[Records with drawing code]

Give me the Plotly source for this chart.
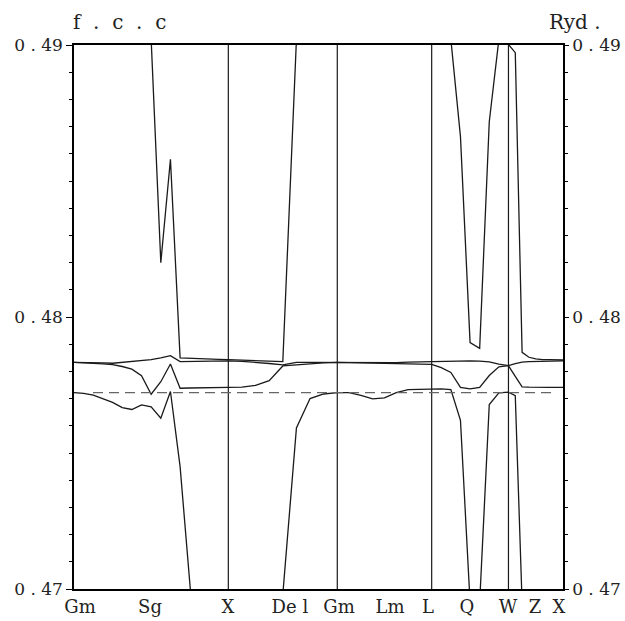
import plotly.graph_objects as go
import numpy as np

# High-symmetry points along the k-path (k units, Gamma-X = 1)
sym_names = ["Gm", "X", "Gm", "L", "W", "X"]
sym_k = [0.0, 1.429, 2.438, 3.312, 4.023, 4.528]
seg_points = [16, 8, 8, 8, 8]  # k intervals per segment

# Bottom labels (high-symmetry points and line names)
label_text = ["Gm", "Sg", "X", "De l", "Gm", "Lm", "L", "Q", "W", "Z", "X"]
label_k = [0.056, 0.704, 1.426, 1.999, 2.454, 2.926, 3.278, 3.639, 4.019, 4.269, 4.491]

fermi = 0.47722

# Band energies (Ryd) at each k-sample; None where far outside the window
band_a = [0.47722, 0.47719, 0.47713, 0.47700, 0.47686, 0.47667, 0.47660, 0.47677, 0.47670,
          0.47628, 0.47726, 0.47450, 0.46990, 0.46600, 0.46350, 0.46200, 0.46150,
          0.46200, 0.46350, 0.46600, 0.46980, 0.47592, 0.47700, 0.47717, 0.47722,
          0.47722, 0.47712, 0.47699, 0.47703, 0.47722, 0.47733, 0.47735, 0.47736,
          0.47736, 0.47733, 0.47620, 0.46950, 0.46950, 0.47678, 0.47721, 0.47724,
          0.47711, 0.46950, 0.46600, 0.46400, 0.46280, 0.46200, 0.46160, 0.46150]
band_b = [0.47833, 0.47832, 0.47830, 0.47828, 0.47825, 0.47818, 0.47808, 0.47784, 0.47716,
          0.47762, 0.47827, 0.47738, 0.47739, 0.47739, 0.47740, 0.47740, 0.47741,
          0.47742, 0.47749, 0.47766, 0.47820, 0.47824, 0.47828, 0.47831, 0.47833,
          0.47832, 0.47831, 0.47829, 0.47828, 0.47827, 0.47827, 0.47826, 0.47826,
          0.47814, 0.47796, 0.47741, 0.47736, 0.47741, 0.47785, 0.47817, 0.47821,
          0.47782, 0.47743, 0.47742, 0.47741, 0.47741, 0.47741, 0.47741, 0.47741]
band_c = [0.47833, 0.47833, 0.47832, 0.47831, 0.47830, 0.47833, 0.47836, 0.47839, 0.47843,
          0.47850, 0.47858, 0.47836, 0.47837, 0.47838, 0.47838, 0.47839, 0.47839,
          0.47837, 0.47834, 0.47829, 0.47824, 0.47833, 0.47833, 0.47833, 0.47833,
          0.47833, 0.47832, 0.47831, 0.47831, 0.47832, 0.47834, 0.47835, 0.47837,
          0.47838, 0.47839, 0.47839, 0.47839, 0.47838, 0.47835, 0.47827, 0.47821,
          0.47829, 0.47834, 0.47836, 0.47837, 0.47838, 0.47838, 0.47839, 0.47839]
band_d = [None, None, None, None, None, None, None, 0.49950, 0.49020,
          0.48200, 0.48580, 0.47850, 0.47848, 0.47846, 0.47845, 0.47844, 0.47843,
          0.47841, 0.47840, 0.47838, 0.47836, 0.49020, None, None, None,
          None, None, None, None, None, None, None, None,
          None, 0.49020, 0.48663, 0.47906, 0.47885, 0.48718, 0.49020, 0.49002,
          0.48972, 0.47870, 0.47852, 0.47846, 0.47843, 0.47843, 0.47842, 0.47842]

# k-grid (uniform within each segment)
k = [sym_k[0]]
for i, n in enumerate(seg_points):
    k.extend(np.linspace(sym_k[i], sym_k[i + 1], n + 1)[1:].tolist())

fig = go.Figure()
for band in [band_a, band_b, band_c, band_d]:
    fig.add_trace(go.Scatter(x=k, y=band, mode="lines", showlegend=False,
                             line=dict(color="#1a1a1a", width=1.3),
                             connectgaps=False, hoverinfo="skip"))
# invisible trace for right axis
fig.add_trace(go.Scatter(x=[sym_k[0]], y=[fermi], yaxis="y2", mode="markers",
                         marker=dict(opacity=0), showlegend=False, hoverinfo="skip"))

shapes = []
for kk in sym_k[1:-1]:
    shapes.append(dict(type="line", xref="x", yref="paper", x0=kk, x1=kk, y0=0, y1=1,
                       line=dict(color="#1a1a1a", width=1.2)))
shapes.append(dict(type="line", xref="x", yref="y", x0=0.176, x1=4.472, y0=fermi, y1=fermi,
                   line=dict(color="#666666", width=1.2, dash="10px,6px")))

font_family = "DejaVu Serif"
yticks = [0.47, 0.48, 0.49]
ytext = ["0 . 47", "0 . 48", "0 . 49"]
yax = dict(range=[0.47, 0.49], tickmode="array", tickvals=yticks, ticktext=ytext,
           ticks="outside", ticklen=6, tickwidth=1.3, tickcolor="black",
           showline=True, linewidth=1.5, linecolor="black", showgrid=False, zeroline=False,
           ticklabelstandoff=0, automargin=False,
           tickfont=dict(family=font_family, size=17, color="#222"),
           minor=dict(ticks="outside", ticklen=3, tickwidth=1, tickcolor="black",
                      tick0=0.47, dtick=0.001, showgrid=False))
yax2 = dict(yax, overlaying="y", side="right", ticklen=4)

fig.update_layout(
    width=625, height=621,
    margin=dict(l=74, r=62, t=45, b=32),
    paper_bgcolor="white", plot_bgcolor="white",
    xaxis=dict(range=[sym_k[0], sym_k[-1]], tickmode="array", tickvals=label_k,
               ticktext=label_text, ticks="", showline=True, mirror=True, linewidth=2,
               linecolor="black", showgrid=False, zeroline=False, ticklabelstandoff=0,
               automargin=False,
               tickfont=dict(family=font_family, size=18, color="#222")),
    yaxis=yax,
    yaxis2=yax2,
    shapes=shapes,
    annotations=[
        dict(text="f\u00a0\u00a0.\u00a0\u00a0c\u00a0\u00a0.\u00a0\u00a0c", xref="paper", yref="paper",
             x=0, y=1, xanchor="left", yanchor="bottom", xshift=-3, yshift=9, showarrow=False,
             font=dict(family=font_family, size=20, color="#222")),
        dict(text="Ryd\u00a0.", xref="paper", yref="paper", x=1, y=1, xanchor="left",
             yanchor="bottom", xshift=-16, yshift=9, showarrow=False,
             font=dict(family=font_family, size=20, color="#222")),
    ],
)

# remove the page's default body margin so the figure fills the window exactly
fig.write_html("out.html", config={"displayModeBar": False},
               post_script="document.body.style.margin='0';document.body.style.overflow='hidden';")
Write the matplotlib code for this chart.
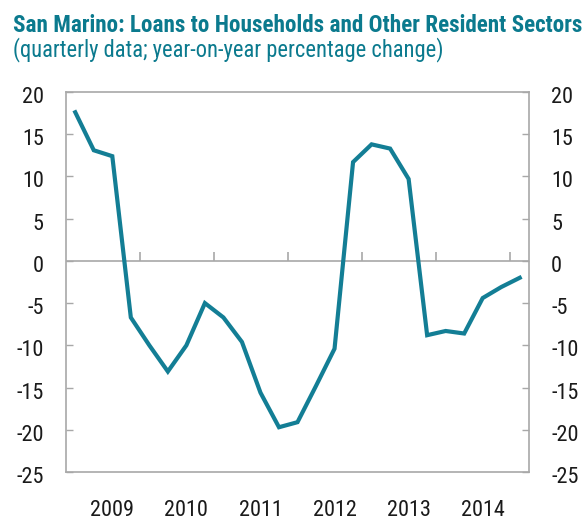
import matplotlib
matplotlib.use("Agg")
import matplotlib.pyplot as plt
from matplotlib import font_manager
from matplotlib.transforms import ScaledTranslation
import numpy as np

# Year-on-year change in loans, quarterly, 2009Q1 - 2015Q1
loan_growth = [17.6, 13.1, 12.4, -6.7, -10.0, -13.1, -10.0, -5.0, -6.7,
               -9.6, -15.6, -19.7, -19.1, -14.8, -10.4, 11.7, 13.8, 13.3,
               9.7, -8.8, -8.3, -8.6, -4.4, -3.1, -2.0]
year_labels = ["2009", "2010", "2011", "2012", "2013", "2014"]
y_ticks = [20, 15, 10, 5, 0, -5, -10, -15, -20, -25]

TEAL = "#0B7A8E"
LINE = "#137E95"
GREY = "#A8A8A8"

# prefer a narrow face if one is around
installed = {f.name for f in font_manager.fontManager.ttflist}
narrow = "Lato"
for cand in ("Liberation Sans Narrow", "Roboto Condensed", "Open Sans Condensed"):
    if cand in installed:
        narrow = cand
        break
plt.rcParams["font.family"] = [narrow, "DejaVu Sans"]

fig = plt.figure(figsize=(5.85, 5.22), dpi=100)
ax = fig.add_axes([66 / 585, 50 / 522, 463 / 585, 380 / 522])

x = np.arange(len(loan_growth))
ax.plot(x, loan_growth, color=LINE, lw=3.0, solid_joinstyle="miter", zorder=3)

ax.set_xlim(-0.5, len(loan_growth) - 0.5)
ax.set_ylim(-25, 20)

# zero line with small year separators on it
ax.axhline(0, color=GREY, lw=1.2, zorder=1)
year_edges = np.arange(3.5, len(loan_growth), 4)
ax.vlines(year_edges, 0, 1.0, color=GREY, lw=1.2, zorder=1)

# year labels sit near the third quarter of each year
ax.set_xticks(np.arange(2, len(loan_growth), 4)[:len(year_labels)], year_labels)
ax.tick_params(axis="x", length=0, pad=20, labelsize=16, labelcolor="#1a1a1a")

ax.set_yticks(y_ticks, [str(v) for v in y_ticks])
ax.tick_params(axis="y", direction="in", length=5, width=1, color=GREY,
               left=True, right=True, labelleft=True, labelright=True,
               pad=16, labelsize=16, labelcolor="#1a1a1a")
# nudge the value labels (both sides) a little below their ticks
shift = ScaledTranslation(0, -3 / 100, fig.dpi_scale_trans)
for t in ax.yaxis.get_major_ticks():
    t.label1.set_transform(t.label1.get_transform() + shift)
    t.label2.set_transform(t.label2.get_transform() + shift)

for s in ax.spines.values():
    s.set_color(GREY)
    s.set_linewidth(1.2)

# headline and subtitle, scaled to the available width
title = fig.text(13 / 585, 1 - 32 / 522,
                 "San Marino: Loans to Households and Other Resident Sectors",
                 weight="bold", color=TEAL,
                 fontsize=16, va="baseline", ha="left")
subtitle = fig.text(13 / 585, 1 - 56 / 522,
                    "(quarterly data; year-on-year percentage change)",
                    color=TEAL, fontsize=14, va="baseline", ha="left")

renderer = fig.canvas.get_renderer()
for txt, target in ((title, 569), (subtitle, 434)):
    w = txt.get_window_extent(renderer).width
    txt.set_fontsize(txt.get_fontsize() * target / w)

fig.savefig("out.png", dpi=100, facecolor="white")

## EXERCISE
Give the lines again word for word, from the start of the records to the line holding "fermi = 0.47722", both included, and leave out any picture.

## SOLUTION TO THE EXERCISE
Give me the Plotly source for this chart.
import plotly.graph_objects as go
import numpy as np

# High-symmetry points along the k-path (k units, Gamma-X = 1)
sym_names = ["Gm", "X", "Gm", "L", "W", "X"]
sym_k = [0.0, 1.429, 2.438, 3.312, 4.023, 4.528]
seg_points = [16, 8, 8, 8, 8]  # k intervals per segment

# Bottom labels (high-symmetry points and line names)
label_text = ["Gm", "Sg", "X", "De l", "Gm", "Lm", "L", "Q", "W", "Z", "X"]
label_k = [0.056, 0.704, 1.426, 1.999, 2.454, 2.926, 3.278, 3.639, 4.019, 4.269, 4.491]

fermi = 0.47722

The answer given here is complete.